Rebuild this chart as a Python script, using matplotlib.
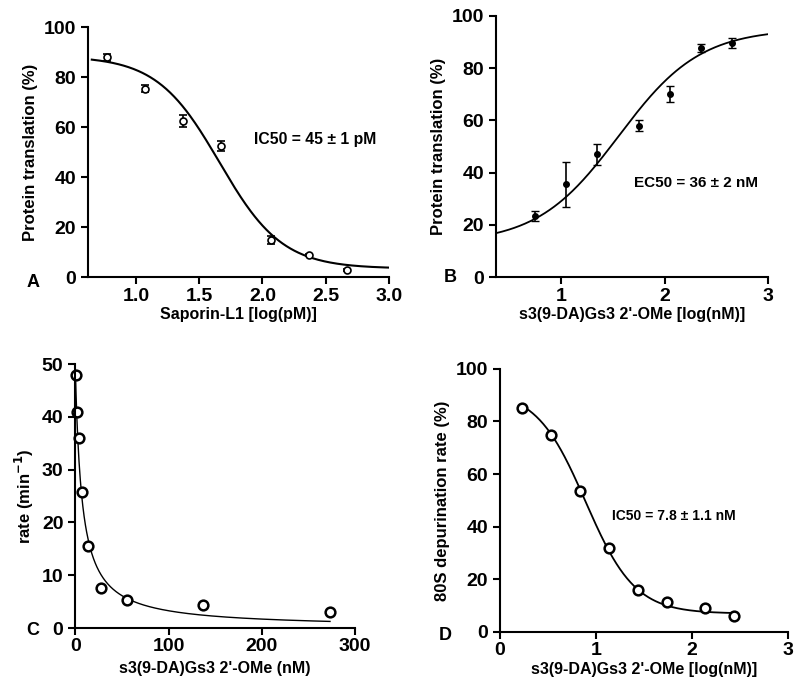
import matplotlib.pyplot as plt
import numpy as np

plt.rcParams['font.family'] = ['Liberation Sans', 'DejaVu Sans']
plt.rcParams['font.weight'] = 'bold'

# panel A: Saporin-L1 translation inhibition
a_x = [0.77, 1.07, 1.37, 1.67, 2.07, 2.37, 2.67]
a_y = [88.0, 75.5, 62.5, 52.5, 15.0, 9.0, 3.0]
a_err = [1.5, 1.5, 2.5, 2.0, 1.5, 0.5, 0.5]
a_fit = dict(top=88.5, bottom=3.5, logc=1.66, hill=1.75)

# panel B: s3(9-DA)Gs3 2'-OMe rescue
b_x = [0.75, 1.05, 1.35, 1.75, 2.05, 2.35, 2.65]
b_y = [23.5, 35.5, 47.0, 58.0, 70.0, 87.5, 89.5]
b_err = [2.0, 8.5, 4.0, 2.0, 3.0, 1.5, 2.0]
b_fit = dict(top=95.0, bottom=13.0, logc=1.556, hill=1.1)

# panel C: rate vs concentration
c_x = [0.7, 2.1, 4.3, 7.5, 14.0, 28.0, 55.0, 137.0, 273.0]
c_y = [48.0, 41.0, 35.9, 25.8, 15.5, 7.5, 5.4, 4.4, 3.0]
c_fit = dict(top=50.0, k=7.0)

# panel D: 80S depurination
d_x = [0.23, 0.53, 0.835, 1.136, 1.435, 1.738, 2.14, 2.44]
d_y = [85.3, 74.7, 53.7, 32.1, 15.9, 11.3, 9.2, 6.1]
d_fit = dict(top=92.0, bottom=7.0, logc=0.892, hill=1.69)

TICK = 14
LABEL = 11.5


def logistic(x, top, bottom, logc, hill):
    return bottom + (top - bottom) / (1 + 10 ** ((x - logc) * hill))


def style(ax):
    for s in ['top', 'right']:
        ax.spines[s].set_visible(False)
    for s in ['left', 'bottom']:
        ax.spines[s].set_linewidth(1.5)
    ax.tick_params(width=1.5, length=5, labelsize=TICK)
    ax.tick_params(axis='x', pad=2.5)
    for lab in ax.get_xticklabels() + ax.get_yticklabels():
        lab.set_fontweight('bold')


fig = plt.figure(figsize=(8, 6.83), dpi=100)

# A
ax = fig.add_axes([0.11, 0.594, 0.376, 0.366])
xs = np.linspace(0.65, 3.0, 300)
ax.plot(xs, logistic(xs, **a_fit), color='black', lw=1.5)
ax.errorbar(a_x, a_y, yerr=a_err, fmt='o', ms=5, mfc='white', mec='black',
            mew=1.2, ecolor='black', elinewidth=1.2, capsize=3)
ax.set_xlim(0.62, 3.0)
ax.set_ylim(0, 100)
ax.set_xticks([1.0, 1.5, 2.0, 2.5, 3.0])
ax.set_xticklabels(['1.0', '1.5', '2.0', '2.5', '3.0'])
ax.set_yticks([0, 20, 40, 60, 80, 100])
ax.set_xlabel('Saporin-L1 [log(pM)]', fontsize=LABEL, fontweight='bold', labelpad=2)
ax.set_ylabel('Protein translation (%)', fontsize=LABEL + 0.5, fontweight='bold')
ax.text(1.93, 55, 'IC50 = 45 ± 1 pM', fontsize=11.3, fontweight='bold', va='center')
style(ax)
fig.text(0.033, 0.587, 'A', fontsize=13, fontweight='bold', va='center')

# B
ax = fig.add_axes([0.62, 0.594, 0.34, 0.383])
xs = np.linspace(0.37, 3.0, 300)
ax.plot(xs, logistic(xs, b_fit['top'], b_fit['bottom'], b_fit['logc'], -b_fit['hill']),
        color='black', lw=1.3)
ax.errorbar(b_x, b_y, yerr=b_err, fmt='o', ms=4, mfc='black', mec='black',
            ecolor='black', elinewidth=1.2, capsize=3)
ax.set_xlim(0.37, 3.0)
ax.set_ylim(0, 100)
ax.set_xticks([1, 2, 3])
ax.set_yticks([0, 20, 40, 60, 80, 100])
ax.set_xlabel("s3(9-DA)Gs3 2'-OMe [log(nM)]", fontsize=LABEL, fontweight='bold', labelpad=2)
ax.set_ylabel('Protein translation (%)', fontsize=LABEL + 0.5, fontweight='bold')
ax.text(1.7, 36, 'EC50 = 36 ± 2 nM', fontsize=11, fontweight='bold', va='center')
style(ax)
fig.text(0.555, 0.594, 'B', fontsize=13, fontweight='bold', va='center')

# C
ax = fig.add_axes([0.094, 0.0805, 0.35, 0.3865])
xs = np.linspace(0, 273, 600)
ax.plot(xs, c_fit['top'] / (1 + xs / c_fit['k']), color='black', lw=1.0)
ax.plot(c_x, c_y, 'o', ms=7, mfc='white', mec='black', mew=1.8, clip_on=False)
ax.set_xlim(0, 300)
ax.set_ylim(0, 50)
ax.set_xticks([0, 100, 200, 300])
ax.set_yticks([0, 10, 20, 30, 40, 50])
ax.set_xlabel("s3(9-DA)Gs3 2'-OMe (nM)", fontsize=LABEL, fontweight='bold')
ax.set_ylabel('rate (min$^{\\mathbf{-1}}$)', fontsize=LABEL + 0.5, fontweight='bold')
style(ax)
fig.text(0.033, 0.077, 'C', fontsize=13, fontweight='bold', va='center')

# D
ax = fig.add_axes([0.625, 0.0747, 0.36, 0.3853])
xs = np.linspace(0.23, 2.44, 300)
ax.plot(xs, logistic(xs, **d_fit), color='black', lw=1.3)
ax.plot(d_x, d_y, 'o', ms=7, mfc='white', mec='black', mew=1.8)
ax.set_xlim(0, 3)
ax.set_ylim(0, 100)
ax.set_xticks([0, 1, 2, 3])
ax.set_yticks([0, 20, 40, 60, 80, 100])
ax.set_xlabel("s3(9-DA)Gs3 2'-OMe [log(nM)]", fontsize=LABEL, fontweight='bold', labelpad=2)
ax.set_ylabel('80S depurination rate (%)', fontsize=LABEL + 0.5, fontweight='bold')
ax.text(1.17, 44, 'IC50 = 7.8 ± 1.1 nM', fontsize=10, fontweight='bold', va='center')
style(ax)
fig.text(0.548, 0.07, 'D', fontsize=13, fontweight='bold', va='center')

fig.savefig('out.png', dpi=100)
· · ·
REQUIREMENT.
Copy each line exactly, and leave the pictures out of your copy.

ANSWER FOR THE TASK.
Rebuild this chart as a Python script, using matplotlib.
import matplotlib.pyplot as plt
import numpy as np

plt.rcParams['font.family'] = ['Liberation Sans', 'DejaVu Sans']
plt.rcParams['font.weight'] = 'bold'

# panel A: Saporin-L1 translation inhibition
a_x = [0.77, 1.07, 1.37, 1.67, 2.07, 2.37, 2.67]
a_y = [88.0, 75.5, 62.5, 52.5, 15.0, 9.0, 3.0]
a_err = [1.5, 1.5, 2.5, 2.0, 1.5, 0.5, 0.5]
a_fit = dict(top=88.5, bottom=3.5, logc=1.66, hill=1.75)

# panel B: s3(9-DA)Gs3 2'-OMe rescue
b_x = [0.75, 1.05, 1.35, 1.75, 2.05, 2.35, 2.65]
b_y = [23.5, 35.5, 47.0, 58.0, 70.0, 87.5, 89.5]
b_err = [2.0, 8.5, 4.0, 2.0, 3.0, 1.5, 2.0]
b_fit = dict(top=95.0, bottom=13.0, logc=1.556, hill=1.1)

# panel C: rate vs concentration
c_x = [0.7, 2.1, 4.3, 7.5, 14.0, 28.0, 55.0, 137.0, 273.0]
c_y = [48.0, 41.0, 35.9, 25.8, 15.5, 7.5, 5.4, 4.4, 3.0]
c_fit = dict(top=50.0, k=7.0)

# panel D: 80S depurination
d_x = [0.23, 0.53, 0.835, 1.136, 1.435, 1.738, 2.14, 2.44]
d_y = [85.3, 74.7, 53.7, 32.1, 15.9, 11.3, 9.2, 6.1]
d_fit = dict(top=92.0, bottom=7.0, logc=0.892, hill=1.69)

TICK = 14
LABEL = 11.5


def logistic(x, top, bottom, logc, hill):
    return bottom + (top - bottom) / (1 + 10 ** ((x - logc) * hill))


def style(ax):
    for s in ['top', 'right']:
        ax.spines[s].set_visible(False)
    for s in ['left', 'bottom']:
        ax.spines[s].set_linewidth(1.5)
    ax.tick_params(width=1.5, length=5, labelsize=TICK)
    ax.tick_params(axis='x', pad=2.5)
    for lab in ax.get_xticklabels() + ax.get_yticklabels():
        lab.set_fontweight('bold')


fig = plt.figure(figsize=(8, 6.83), dpi=100)

# A
ax = fig.add_axes([0.11, 0.594, 0.376, 0.366])
xs = np.linspace(0.65, 3.0, 300)
ax.plot(xs, logistic(xs, **a_fit), color='black', lw=1.5)
ax.errorbar(a_x, a_y, yerr=a_err, fmt='o', ms=5, mfc='white', mec='black',
            mew=1.2, ecolor='black', elinewidth=1.2, capsize=3)
ax.set_xlim(0.62, 3.0)
ax.set_ylim(0, 100)
ax.set_xticks([1.0, 1.5, 2.0, 2.5, 3.0])
ax.set_xticklabels(['1.0', '1.5', '2.0', '2.5', '3.0'])
ax.set_yticks([0, 20, 40, 60, 80, 100])
ax.set_xlabel('Saporin-L1 [log(pM)]', fontsize=LABEL, fontweight='bold', labelpad=2)
ax.set_ylabel('Protein translation (%)', fontsize=LABEL + 0.5, fontweight='bold')
ax.text(1.93, 55, 'IC50 = 45 ± 1 pM', fontsize=11.3, fontweight='bold', va='center')
style(ax)
fig.text(0.033, 0.587, 'A', fontsize=13, fontweight='bold', va='center')

# B
ax = fig.add_axes([0.62, 0.594, 0.34, 0.383])
xs = np.linspace(0.37, 3.0, 300)
ax.plot(xs, logistic(xs, b_fit['top'], b_fit['bottom'], b_fit['logc'], -b_fit['hill']),
        color='black', lw=1.3)
ax.errorbar(b_x, b_y, yerr=b_err, fmt='o', ms=4, mfc='black', mec='black',
            ecolor='black', elinewidth=1.2, capsize=3)
ax.set_xlim(0.37, 3.0)
ax.set_ylim(0, 100)
ax.set_xticks([1, 2, 3])
ax.set_yticks([0, 20, 40, 60, 80, 100])
ax.set_xlabel("s3(9-DA)Gs3 2'-OMe [log(nM)]", fontsize=LABEL, fontweight='bold', labelpad=2)
ax.set_ylabel('Protein translation (%)', fontsize=LABEL + 0.5, fontweight='bold')
ax.text(1.7, 36, 'EC50 = 36 ± 2 nM', fontsize=11, fontweight='bold', va='center')
style(ax)
fig.text(0.555, 0.594, 'B', fontsize=13, fontweight='bold', va='center')

# C
ax = fig.add_axes([0.094, 0.0805, 0.35, 0.3865])
xs = np.linspace(0, 273, 600)
ax.plot(xs, c_fit['top'] / (1 + xs / c_fit['k']), color='black', lw=1.0)
ax.plot(c_x, c_y, 'o', ms=7, mfc='white', mec='black', mew=1.8, clip_on=False)
ax.set_xlim(0, 300)
ax.set_ylim(0, 50)
ax.set_xticks([0, 100, 200, 300])
ax.set_yticks([0, 10, 20, 30, 40, 50])
ax.set_xlabel("s3(9-DA)Gs3 2'-OMe (nM)", fontsize=LABEL, fontweight='bold')
ax.set_ylabel('rate (min$^{\\mathbf{-1}}$)', fontsize=LABEL + 0.5, fontweight='bold')
style(ax)
fig.text(0.033, 0.077, 'C', fontsize=13, fontweight='bold', va='center')

# D
ax = fig.add_axes([0.625, 0.0747, 0.36, 0.3853])
xs = np.linspace(0.23, 2.44, 300)
ax.plot(xs, logistic(xs, **d_fit), color='black', lw=1.3)
ax.plot(d_x, d_y, 'o', ms=7, mfc='white', mec='black', mew=1.8)
ax.set_xlim(0, 3)
ax.set_ylim(0, 100)
ax.set_xticks([0, 1, 2, 3])
ax.set_yticks([0, 20, 40, 60, 80, 100])
ax.set_xlabel("s3(9-DA)Gs3 2'-OMe [log(nM)]", fontsize=LABEL, fontweight='bold', labelpad=2)
ax.set_ylabel('80S depurination rate (%)', fontsize=LABEL + 0.5, fontweight='bold')
ax.text(1.17, 44, 'IC50 = 7.8 ± 1.1 nM', fontsize=10, fontweight='bold', va='center')
style(ax)
fig.text(0.548, 0.07, 'D', fontsize=13, fontweight='bold', va='center')

fig.savefig('out.png', dpi=100)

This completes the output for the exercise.